Deferrals and accruals are commonly confused. Both can result in adjusting journal entries due to timing discrepancies and applicable accounting standards. However, deferrals push the recognition of a transaction to a future accounting period, while accrual expedites reporting.

For example, let’s say you are planning on paying out a bonus to your employees based on their performance from the prior year. Money hasn’t left your account yet, which means the transaction would not show up in your accounting system. Since the expense relates to the prior year, it should be recorded as an expense. An accrual entry is needed to add the cost to wages with the offsetting entry being recorded as a current liability.

Now, let’s say that you decide to prepay bonuses for quarter one of the next year.
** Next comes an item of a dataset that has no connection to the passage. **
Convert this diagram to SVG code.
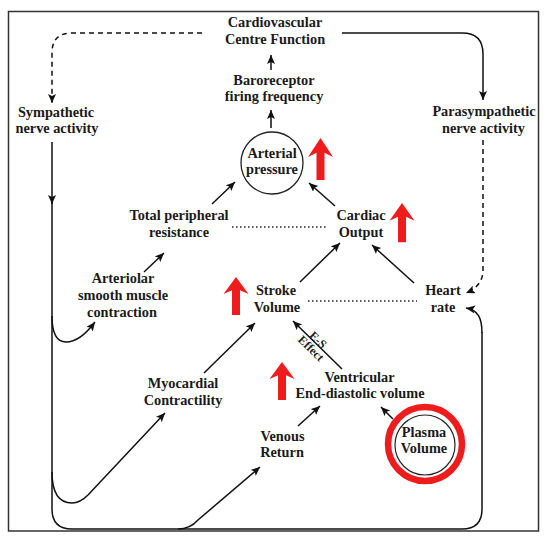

The transaction hit your bank account in December, meaning it will likely be recorded on your income statement. However, the transaction doesn’t apply to the prior accounting period, meaning you need a deferred entry to remove the expense until it can be recognized in the next year. The transaction will be moved to the balance sheet as a prepaid expense in the current asset section.

When adjusting expenses, deferrals increase your assets, while accruals increase your liabilities. When adjusting revenue, deferrals increase your liabilities, while accruals increase your assets. Understanding this differentiation is important to issue accurate financial statements and comply with the matching principle and GAAP.

Reporting deferrals

Deferral reporting will involve both the balance sheet and the income statement. To ensure accuracy in your adjusting entries, it’s important to work with an accountant or invest in a robust software application that helps you track costs.

Deferred revenue

Deferred revenue removes overreported revenue from the income statement to the balance sheet. This occurs when a customer prepays for a contract and your business hasn’t satisfied the performance obligations.

Deferred revenue that is expected to be recognized within 12 months will be reported on the balance sheet as a current liability. Revenue received that is not expected to be recognized within the upcoming 12 months will be reported as a long-term liability. This is common with multi-year contracts.

Deferred expenses

Deferred expenses are costs your business incurred that do not relate to the current period. Common examples include prepaid healthcare costs, software subscriptions, and maintenance agreements. Your business can only report expenses that relate to the period.

Deferred expenses can also include inventory and labor associated with contracts that have not recognized revenue. For example, let’s say you have a contract with a customer to deliver a custom piece of machinery. You incur both direct labor and supply costs in the process of customizing the machine.

At year-end, you have not satisfied any performance obligations or received progress payments from the customer. The direct labor and supply costs will need to be deferred to the future accounting period to satisfy the matching principle.

Deferred expenses can either be reported as prepaid expenses or as costs in excess of billing. Like deferred revenue, costs expected to be recognized within the next 12 months are reported as current assets, while costs exceeding 12 months will be reported as non-current assets.


  • A deferral is an entry made on a company’s books to remove revenue and expenses that relate to a future period.
  • Deferring costs will result in an increase in assets while deferring revenue results in an increase in liabilities.
  • Deferrals are important to satisfy the matching principle and maintain compliance with revenue recognition standards under ASC 606.
  • An accrual expedites the recognition of transactions, increasing liabilities for expense transactions and increasing assets for revenue transactions.
  • Ensuring you are making accurate deferral entries relies on working with an accountant and investing in the right payable management software program.